Associate Professor Michael McDonald


  • Evolutionary Biology
  • Microbiology
  • Evolution of Antibiotic Resistance

How will microbial communities evolve in response to environmental change, antibiotics or phage therapy? Mike and his lab are focused on determining the network of genes required for antibiotic and multidrug resistance. To study this question, the team propagates populations of bacteria (and other microbes) for 1000′s of generations in a variety of laboratory environments. Microbes grow and divide very quickly, providing a means for directly observing evolution as it happens. The goal is to understand how antibiotic resistance evolves, so that evolution can be taken into account for the development of novel strategies to prolong the use of current antibiotics and to identify novel drug targets. His lab employs methods such as high-throughput robotic liquid handling, whole genome sequencing, and molecular genetic techniques.

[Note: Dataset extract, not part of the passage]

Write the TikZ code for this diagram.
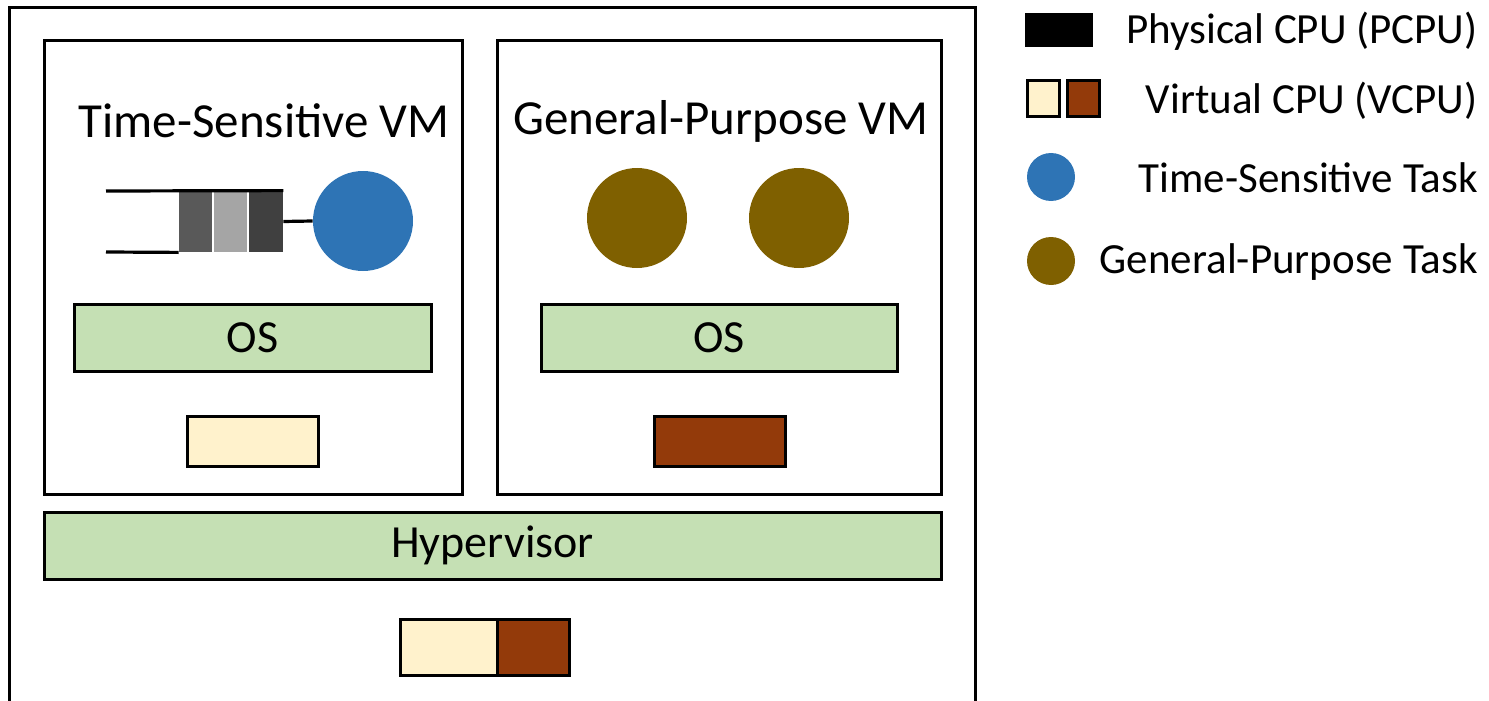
\documentclass[tikz,border=0pt]{standalone}
\usepackage{fontspec}
\setmainfont{Carlito}
\definecolor{osgreen}{HTML}{C5E0B4}
\definecolor{vlight}{HTML}{FFF2CC}
\definecolor{vbrown}{HTML}{933A0A}
\definecolor{tsblue}{HTML}{2E74B5}
\definecolor{gpbrown}{HTML}{7F6000}
\definecolor{qa}{HTML}{595959}
\definecolor{qb}{HTML}{A5A5A5}
\definecolor{qc}{HTML}{404040}
\tikzset{
  frame/.style={draw=black, line width=1.5pt, fill=none},
  greenbar/.style={draw=black, line width=1.5pt, fill=osgreen, font=\fontsize{23}{26}\selectfont},
  cpubox/.style={draw=black, line width=1.5pt},
  taskdot/.style={circle, inner sep=0pt, minimum size=50pt, draw=none},
  legdot/.style={circle, inner sep=0pt, minimum size=24pt, draw=none},
  title/.style={font=\fontsize{24.5}{28}\selectfont, inner sep=0pt},
  legtext/.style={font=\fontsize{21.5}{25}\selectfont, anchor=east, inner sep=0pt},
  qline/.style={line width=1.6pt},
}
\begin{document}
\begin{tikzpicture}[x=0.5pt,y=-0.5pt]
\useasboundingbox (0,0) rectangle (1489,701);
% outer frame (open at bottom)
\draw[frame] (9,712) -- (9,8) -- (975,8) -- (975,712);
% VM boxes
\node[frame, rectangle, minimum width=209pt, minimum height=226.5pt, inner sep=0pt] (tsvm) at (253,267.5) {};
\node[frame, rectangle, minimum width=222pt, minimum height=226.5pt, inner sep=0pt] (gpvm) at (719,267.5) {};
\node[title] (tstitle) at (264,121) {Time-Sensitive VM};
\node[title] (gptitle) at (721,121) {General-Purpose VM};
% queue
\coordinate (qtl) at (106,191);
\coordinate (qbl) at (106,252);
\node[rectangle, fill=qa, minimum width=16.5pt, minimum height=30.5pt, inner sep=0pt] (q1) at (195.5,221.5) {};
\node[rectangle, fill=qb, minimum width=16.5pt, minimum height=30.5pt, inner sep=0pt] (q2) at (230.5,221.5) {};
\node[rectangle, fill=qc, minimum width=17pt, minimum height=30.5pt, inner sep=0pt] (q3) at (266,221.5) {};
\draw[qline] (qtl) -- (q3.north east);
\draw[qline] (qbl) -- (q1.south west);
\node[taskdot, fill=tsblue] (tstask) at (363,221) {};
\draw[qline] (q3.east) -- (tstask.west);
% GP tasks
\node[taskdot, fill=gpbrown] (gp1) at (637,218) {};
\node[taskdot, fill=gpbrown] (gp2) at (799,218) {};
% OS bars
\node[greenbar, rectangle, minimum width=178.5pt, minimum height=33.5pt, inner sep=0pt] (os1) at (252.5,337.5) {OS};
\node[greenbar, rectangle, minimum width=178pt, minimum height=33.5pt, inner sep=0pt] (os2) at (719,337.5) {OS};
% VCPUs
\node[cpubox, fill=vlight, minimum width=65.5pt, minimum height=25pt, inner sep=0pt] (v1) at (252.5,441) {};
\node[cpubox, fill=vbrown, minimum width=65.5pt, minimum height=25pt, inner sep=0pt] (v2) at (719.5,441) {};
% hypervisor
\node[greenbar, rectangle, minimum width=448.5pt, minimum height=33.5pt, inner sep=0pt] (hyp) at (492.5,545.5) {\raisebox{-1.5pt}{Hypervisor}};
% PCPU
\node[cpubox, fill=vlight, minimum width=48.5pt, minimum height=28pt, inner sep=0pt] (p1) at (448.5,647) {};
\node[cpubox, fill=vbrown, minimum width=36pt, minimum height=28pt, inner sep=0pt] (p2) at (533,647) {};
% legend
\node[rectangle, fill=black, minimum width=34pt, minimum height=17pt, inner sep=0pt] (lp) at (1059,30) {};
\node[cpubox, fill=vlight, minimum width=16pt, minimum height=18pt, inner sep=0pt] (lv1) at (1043,99) {};
\node[cpubox, fill=vbrown, minimum width=16pt, minimum height=18pt, inner sep=0pt] (lv2) at (1083,99) {};
\node[legdot, fill=tsblue] (lts) at (1051,177) {};
\node[legdot, fill=gpbrown] (lgp) at (1051,261) {};
\node[legtext] (tp) at (1478,31) {Physical CPU (PCPU)};
\node[legtext] (tv) at (1478,101) {Virtual CPU (VCPU)};
\node[legtext] (tt) at (1478,178) {Time-Sensitive Task};
\node[legtext] (tg) at (1478,262) {General-Purpose Task};
\end{tikzpicture}
\end{document}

Associate Professor McDonald leads the Microbial Experimental Evolution laboratory in the School of Biological Sciences at Monash University. He completed his PhD in Evolutionary Genetics at the Institute for Advanced Study at Massey University in New Zealand in 2009. After that, he took up a Distinguished Postdoctoral fellowship at the Institute of Molecular Biology at Academia Sinica in Taiwan. In 2012, Mike moved to the USA to take up a Postdoctoral fellowship in the FAS Center for Systems Biology at Harvard University. He established his research group in 2016. Mike was awarded an ARC Future Fellowship in 2017. He is a member of the Monash Centre for Geometric Biology, and part of the Monash Node for the ARC Centre of Excellence in Mathematical Analysis of Cellular Systems.


  • Genetic basis of AMR.
  • Strategies to slow the evolution of AMR.
  • Predicting the evolutionary outcomes of environmental change.
  • How co-evolution (evolution with multiple different species) can change the speed and mechanisms of evolution.
  • The impact that bacteriophage has on microbial communities.


  • Manipulating microbial evolution to prevent antimicrobial drug resistance e.g. microbiome engineering.
  • Understanding how organisms adapt to better fit their environment.